Unsustainable wealth

An academic paper and a book are emerging that have made two large bangs in the world; both examine the sustainability (or lack thereof) of wealth inequality.

As reviewed in Common Dreams, a new paper in Perspectives in Politics by Martin Gilens and Benjamin Page, “Testing Theories of American Politics“, use a robust dataset to test four different possibilities of how our governance system is currently working. They find very little support for the forms of democracy that we commonly think we have, and instead find that our system most resembles an “Economic Elite Domination” and “Biased Pluralism”. In these systems, laws and policies are shaped by those who have the most resources in society, not the majority. Given the most recent Supreme Court decision that further reduced spending limits on political races, I fear that we’re seeing our system travel through a positive feedback, where fewer limits on money in politics begets more money for those who have it, who then have more to spend on further reducing political spending limits.

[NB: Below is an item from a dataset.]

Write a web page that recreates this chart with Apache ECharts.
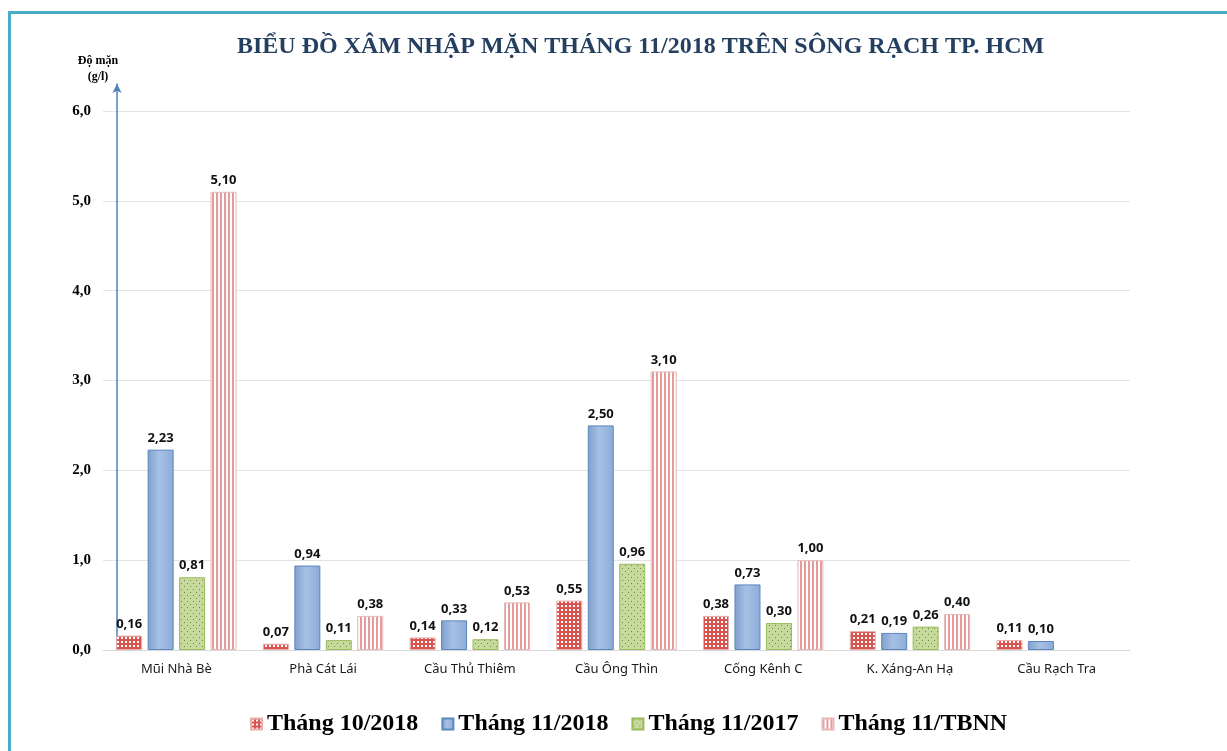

Thomas Piketty’s new book (at least new translation from French to English), “Capital in the 21st Century”, likewise uses data to demonstrate how capitalism inherently drives wealth inequality when the rate of return on capital exceeds the growth rate of an economy. Rave reviews by Paul Krugman in the New York Review of Books and by Nick Pearce in the New Statesman reflect the excitement that Piketty has empirically demonstrated what we have all intuitively understood for decades: concentration of wealth into a few families is due to system dynamics, not to the talent or intelligence of the wealthy. Indeed, concentration impedes progress of both individuals and societies. Just as unfettered money drives democracies towards oligarchy, wealth unfettered by taxes (to suppress return rates on capital below the growth of the economy) allows a positive feedback of wealth begetting wealth to form without any productivity to show for it. We are experiencing the outcome of this system dynamic: increased speculation and volatility in markets as more capital seeks higher returns, and stagnant and/or declining wealth in lower classes while wealth explodes in the upper 1% and 0.1%.

These two studies illustrate not just what we are experiencing, but why we must put the brakes on these feedbacks. The concentration of wealth and its influence on our democracy are self-reinforcing. These feedbacks pull us away from the democratic society we aspire to be, where we each have an equal chance to reach our potential and have an equal say in how the rules are made.